▶ _INPUT RECORDS_:
((
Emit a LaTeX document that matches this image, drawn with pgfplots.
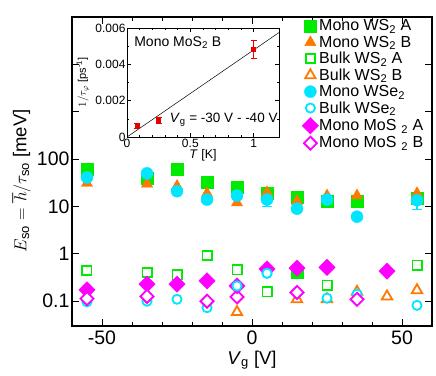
))
((
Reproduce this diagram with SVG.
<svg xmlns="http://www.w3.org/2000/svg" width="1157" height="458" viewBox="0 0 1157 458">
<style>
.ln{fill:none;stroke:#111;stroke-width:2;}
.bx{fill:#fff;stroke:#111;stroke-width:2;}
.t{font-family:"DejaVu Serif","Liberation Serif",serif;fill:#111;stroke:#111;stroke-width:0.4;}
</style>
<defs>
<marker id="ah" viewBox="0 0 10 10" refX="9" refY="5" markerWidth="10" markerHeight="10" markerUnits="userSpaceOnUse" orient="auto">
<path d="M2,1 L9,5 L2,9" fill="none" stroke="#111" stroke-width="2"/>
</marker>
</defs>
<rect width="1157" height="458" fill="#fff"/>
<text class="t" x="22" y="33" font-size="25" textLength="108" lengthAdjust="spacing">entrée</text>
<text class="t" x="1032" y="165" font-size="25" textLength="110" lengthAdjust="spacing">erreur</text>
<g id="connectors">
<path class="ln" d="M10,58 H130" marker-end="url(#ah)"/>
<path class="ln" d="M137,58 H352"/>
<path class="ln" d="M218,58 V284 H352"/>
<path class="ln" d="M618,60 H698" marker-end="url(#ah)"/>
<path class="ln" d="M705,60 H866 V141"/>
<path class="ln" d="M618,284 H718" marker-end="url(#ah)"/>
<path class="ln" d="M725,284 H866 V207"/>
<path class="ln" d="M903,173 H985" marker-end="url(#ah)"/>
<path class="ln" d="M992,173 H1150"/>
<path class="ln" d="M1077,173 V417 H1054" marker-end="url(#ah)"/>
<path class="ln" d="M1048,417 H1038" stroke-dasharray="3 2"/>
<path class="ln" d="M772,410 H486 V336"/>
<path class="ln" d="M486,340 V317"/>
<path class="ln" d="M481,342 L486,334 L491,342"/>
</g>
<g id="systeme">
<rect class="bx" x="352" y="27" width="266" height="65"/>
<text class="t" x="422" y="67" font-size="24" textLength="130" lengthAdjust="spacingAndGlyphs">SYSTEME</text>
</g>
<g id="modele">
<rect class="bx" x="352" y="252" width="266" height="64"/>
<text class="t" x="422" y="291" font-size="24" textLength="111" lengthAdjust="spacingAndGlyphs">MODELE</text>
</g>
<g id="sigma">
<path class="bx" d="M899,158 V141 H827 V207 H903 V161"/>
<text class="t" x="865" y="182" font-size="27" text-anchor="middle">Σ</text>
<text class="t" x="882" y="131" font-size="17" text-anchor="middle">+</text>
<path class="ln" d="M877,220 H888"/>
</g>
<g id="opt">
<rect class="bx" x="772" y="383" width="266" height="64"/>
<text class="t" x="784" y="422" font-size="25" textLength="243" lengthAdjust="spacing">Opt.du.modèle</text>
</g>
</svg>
))
▶ _TO DO_:
From the entries above, list each line with "this" in it.

▶ _TASK SOLUTION_:
Emit a LaTeX document that matches this image, drawn with pgfplots.
Reproduce this diagram with SVG.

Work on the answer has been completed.